A chi tocca la prima mossa?
«Il cambiamento dovrebbe partire da chi è sopraffatto. Marx diceva: “Proletari di tutto il mondo unitevi”. Non è che io proponga un pur affascinante “Donne di tutto il mondo unitevi”, ma certamente è dalle donne che deve nascere la risposta. Sono loro a dover spezzare al primo segnale, soffocare alle prime avvisaglie, qualsiasi tentativo di prevaricazione, dal fidanzato che ti dà uno schiaffo e poi piange lacrime da coccodrillo al conoscente che ti costringe a fare qualcosa che non vuoi».
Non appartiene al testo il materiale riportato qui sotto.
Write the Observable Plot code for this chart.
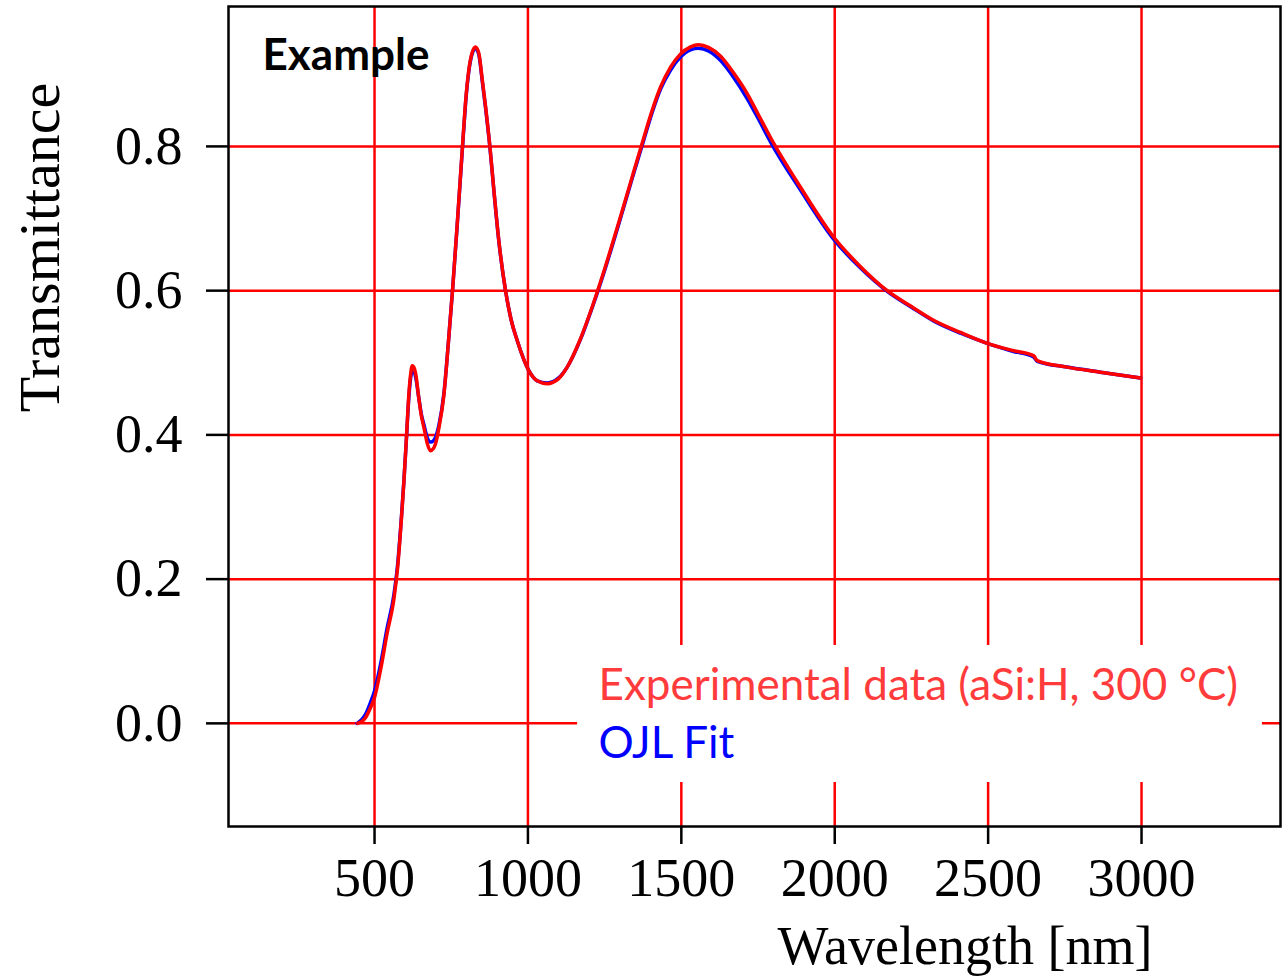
<!DOCTYPE html>
<html>
<head>
<meta charset="utf-8">
<script src="https://cdn.jsdelivr.net/npm/d3@7"></script>
<script src="https://cdn.jsdelivr.net/npm/@observablehq/plot@0.6"></script>
<style>
  html, body { margin: 0; padding: 0; background: #fff; }
  #chart svg { display: block; }
</style>
</head>
<body>
<div id="chart"></div>
<script>
// Wavelength [nm] sample points
const expWavelength = [445, 460, 471, 485, 500, 520, 541, 563, 575, 588, 596, 604, 612, 618, 623, 628, 634, 644, 652, 661, 672, 682, 692, 699, 710, 726, 742, 755, 770, 789, 797, 807, 818, 829, 840, 851, 862, 876, 890, 905, 927, 945, 965, 1003, 1030, 1063, 1100, 1128, 1171, 1210, 1250, 1300, 1340, 1377, 1405, 1432, 1465, 1497, 1530, 1556, 1590, 1628, 1670, 1715, 1750, 1791, 1889, 1997, 2080, 2171, 2250, 2322, 2410, 2497, 2580, 2648, 2660, 2757, 2866, 2997];
// Experimental transmittance (aSi:H, 300 °C)
const expT = [0.000, 0.003, 0.008, 0.020, 0.036, 0.075, 0.125, 0.172, 0.215, 0.286, 0.337, 0.396, 0.457, 0.485, 0.496, 0.494, 0.485, 0.452, 0.428, 0.410, 0.388, 0.378, 0.381, 0.388, 0.410, 0.455, 0.535, 0.605, 0.695, 0.815, 0.863, 0.905, 0.930, 0.938, 0.929, 0.893, 0.855, 0.800, 0.735, 0.670, 0.600, 0.560, 0.531, 0.489, 0.475, 0.471, 0.478, 0.494, 0.533, 0.578, 0.630, 0.700, 0.758, 0.811, 0.850, 0.882, 0.910, 0.928, 0.938, 0.941, 0.937, 0.925, 0.902, 0.873, 0.845, 0.812, 0.743, 0.674, 0.635, 0.600, 0.578, 0.559, 0.542, 0.527, 0.517, 0.510, 0.503, 0.494, 0.487, 0.479];

// OJL fit
const fitWavelength = [443, 458, 470, 485, 500, 520, 541, 563, 575, 588, 596, 604, 612, 618, 623, 628, 634, 644, 652, 661, 672, 682, 692, 699, 710, 726, 742, 755, 770, 789, 797, 807, 818, 829, 840, 851, 862, 876, 890, 905, 927, 945, 965, 1003, 1030, 1063, 1100, 1128, 1171, 1210, 1250, 1300, 1340, 1377, 1405, 1432, 1465, 1497, 1530, 1556, 1590, 1628, 1670, 1715, 1750, 1791, 1889, 1997, 2080, 2171, 2250, 2322, 2410, 2497, 2580, 2648, 2660, 2757, 2866, 2997];
const fitT = [0.000, 0.005, 0.012, 0.027, 0.045, 0.083, 0.132, 0.178, 0.219, 0.288, 0.338, 0.395, 0.453, 0.480, 0.489, 0.488, 0.480, 0.452, 0.430, 0.414, 0.396, 0.390, 0.392, 0.397, 0.414, 0.457, 0.535, 0.605, 0.694, 0.813, 0.861, 0.903, 0.928, 0.936, 0.927, 0.891, 0.853, 0.799, 0.734, 0.669, 0.600, 0.560, 0.531, 0.489, 0.475, 0.472, 0.479, 0.494, 0.532, 0.577, 0.628, 0.698, 0.756, 0.808, 0.847, 0.879, 0.906, 0.924, 0.934, 0.936, 0.932, 0.919, 0.896, 0.866, 0.839, 0.806, 0.739, 0.671, 0.633, 0.599, 0.577, 0.558, 0.541, 0.527, 0.516, 0.508, 0.502, 0.494, 0.487, 0.479];

const xTicks = [500, 1000, 1500, 2000, 2500, 3000];
const yTicks = [0.0, 0.2, 0.4, 0.6, 0.8];
const xDomain = [24, 3453];
const yDomain = [-0.143, 0.994];

const xLabel = "Wavelength [nm]";
const yLabel = "Transmittance";
const legendLabels = ["Experimental data (aSi:H, 300 °C)", "OJL Fit"];
const titleText = "Example";

// legend background box, in data units
const legendBox = [{x1: 1162, x2: 3394, y1: -0.082, y2: 0.108}];

const experimental = expWavelength.map((w, i) => ({w, t: expT[i]}));
const fit = fitWavelength.map((w, i) => ({w, t: fitT[i]}));

const serif = "'Liberation Serif', 'Times New Roman', serif";
const sans = "Lato, 'Open Sans', sans-serif";

const chart = Plot.plot({
  width: 1283,
  height: 977,
  marginTop: 6,
  marginRight: 3,
  marginBottom: 151,
  marginLeft: 228,
  style: {fontFamily: serif, fontSize: "54px", background: "#fff", color: "#000"},
  x: {domain: xDomain, ticks: xTicks},
  y: {domain: yDomain, ticks: yTicks},
  marks: [
    Plot.gridX(xTicks, {stroke: "#ff0000", strokeOpacity: 1, strokeWidth: 2.5}),
    Plot.gridY(yTicks, {stroke: "#ff0000", strokeOpacity: 1, strokeWidth: 2.5}),
    Plot.rect(legendBox, {x1: "x1", x2: "x2", y1: "y1", y2: "y2", fill: "white"}),
    Plot.line(fit, {x: "w", y: "t", stroke: "#0000ff", strokeWidth: 3.5, curve: "monotone-x"}),
    Plot.line(experimental, {x: "w", y: "t", stroke: "#ff0000", strokeWidth: 3.5, curve: "monotone-x"}),
    Plot.frame({stroke: "#000", strokeWidth: 2.5}),
    Plot.axisX(xTicks, {tickSize: 18, tickPadding: 13, strokeWidth: 2.5, fontSize: 54, fontFamily: serif, label: null, tickFormat: d => String(d)}),
    Plot.axisY(yTicks, {tickSize: 22, tickPadding: 24, strokeWidth: 2.5, fontSize: 54, fontFamily: serif, label: null, tickFormat: d3.format(".1f")}),
    Plot.text([xLabel], {frameAnchor: "bottom-right", dx: -128, dy: 137, textAnchor: "end", lineAnchor: "bottom", fontSize: 54, fontFamily: serif, fill: "#000"}),
    Plot.text([yLabel], {frameAnchor: "left", dx: -188, dy: -169, rotate: -90, textAnchor: "middle", fontSize: 58, fontFamily: serif, fill: "#000"}),
    Plot.text([legendLabels[0]], {x: 1230, y: 0.032, textAnchor: "start", lineAnchor: "bottom", fontSize: 44, fontFamily: sans, fill: "#ff3b3b"}),
    Plot.text([legendLabels[1]], {x: 1230, y: -0.0485, textAnchor: "start", lineAnchor: "bottom", fontSize: 44, fontFamily: sans, fill: "#0000ff"}),
    Plot.text([titleText], {x: 135, y: 0.906, textAnchor: "start", lineAnchor: "bottom", fontSize: 44, fontWeight: "bold", fontFamily: sans, fill: "#000"})
  ]
});
document.getElementById("chart").appendChild(chart);
</script>
</body>
</html>
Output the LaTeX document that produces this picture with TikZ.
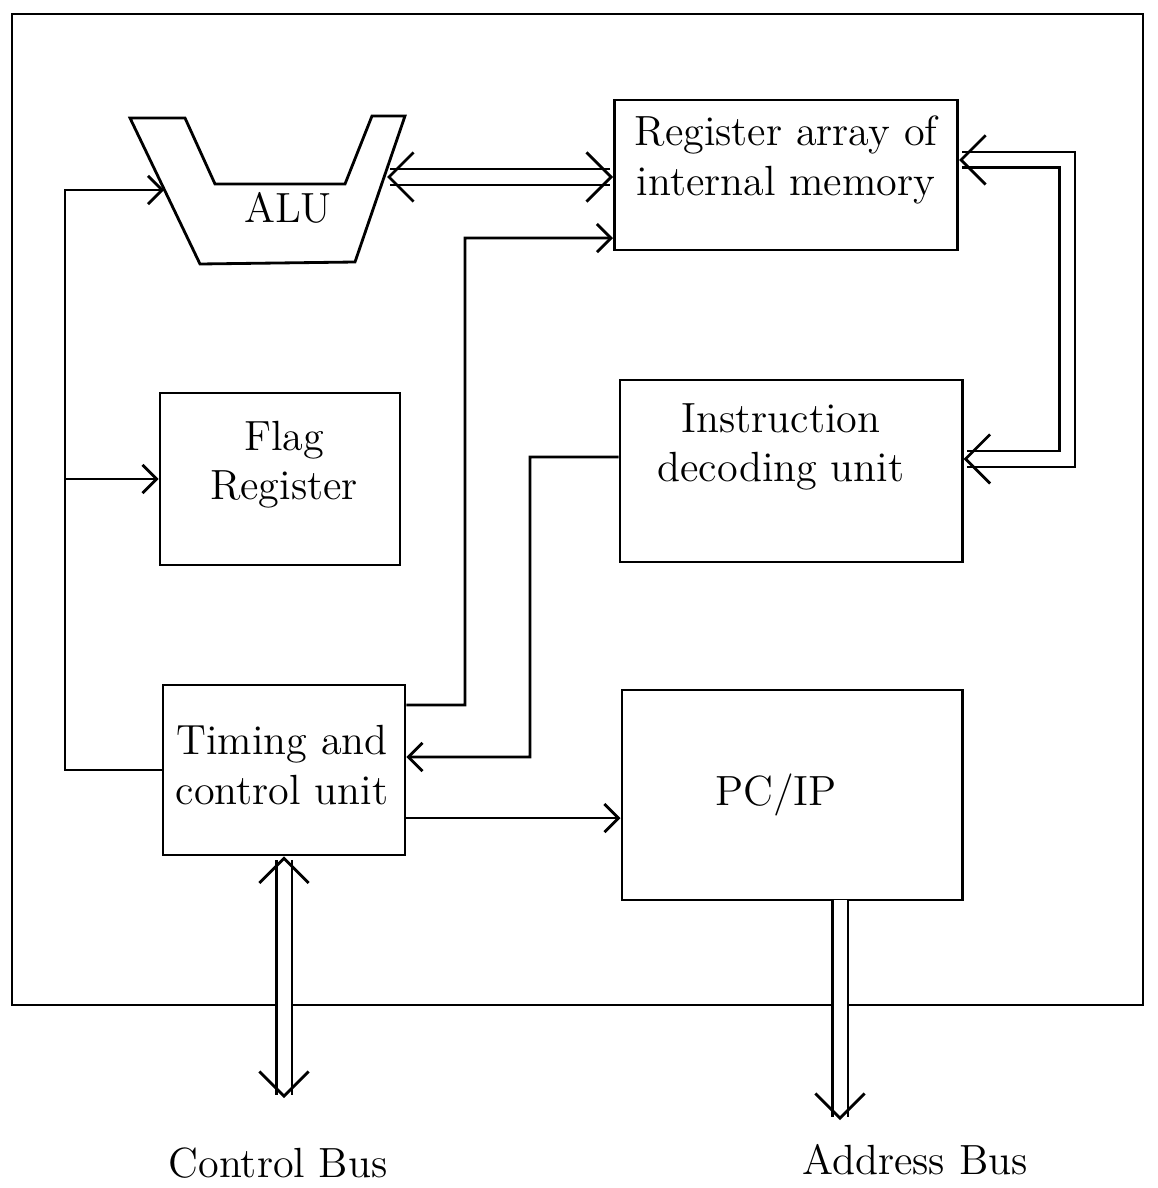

Ma come si insegna a una moglie maltrattata a dire “basta” o a una ragazza a rifiutare delle avance non volute?
«Aumentando la sua capacità di decidere, la sua intelligenza, e aiutandola ad acquisire un senso di dignità di sé stessa. L’autostima non è un lusso, un capriccio: vuol dire saper scegliere, avere la forza di dire no prima che i soprusi prendano piede. Certo: le reazioni di un partner rifiutato possono far paura. Per questo è fondamentale che la risposta delle istituzioni sia forte ed efficace».
Non dovrebbero cambiare anche gli uomini?
«Ovviamente sì. Per questo serve un mutamento di mentalità e di costumi. Dovremmo partire dalla scuola, addirittura dai bambini, insegnando loro la capacità di cercare nell’altro, in ogni relazione, qualcosa che non sia uno scambio - io ti do e tu mi dai - ma una crescita armoniosa, reciproca, un confronto. Uno sforzo comune che ci aiuti a sviluppare una nuova competenza amorosa basata sul rispetto».
E come si impara il rispetto?
«Con l’esempio. Si impara dall’amorevolezza dei genitori e dall’abitudine a discutere quando emergono conflitti. Il rispetto si insegna attraverso le favole, il cinema, la letteratura, non solo ai bambini ma anche agli adolescenti. Far leggere a ragazzi e ragazze Anna Karenina, la sua morte, i pensieri di Vronsky e Karenin rispetto all’adulterio, dà maggior spessore all’idea di “vita morale”: fa capire le conseguenze che ogni nostra azione può avere sugli altri. E poi si trasmette leggendo insieme i giornali in classe, commentando i casi di femminicidio, mostrando cosa succede, ancora adesso, quando una giovane si sottrae al primato del maschio».
I modelli possono arrivare anche dalla politica?
«Oggi è impossibile: i politici ormai sono legati solo alla visibilità, e per diventare celebri non serve essere degli esempi. Basta spararla grossa».
Pensa alle ultime uscite del M5S su Laura Boldrini e le deputate Pd?
«Il fatto che un partito così giovane esprima stereotipi tanto negativi e volgari rispetto alle donne, facendo affiorare anche a livello istituzionale questi cliché, è molto grave, anche se è putroppo comune ad altre forze politiche. Dà un’idea dell’anti-femminismo profondo che cova anche nei Cinque Stelle. Nonostante le buone intenzioni di alcuni».
Finisce che l’esempio lo demandiamo sempre e solo alla scuola, così, già presa in mille difficoltà...
«Questo però è un fatto epocale: stiamo chiedendo alla scuola di riformulare i suoi valori sulla base di quello che è accaduto di nuovo, di illuminare il futuro, mentre ancora non ci siamo depurati dalle scorie di quegli insegnamenti che come le stelle morte continuano a mandarci luce nonostante siano scomparse da secoli. È un problema grande, difficile, ma fondamentale».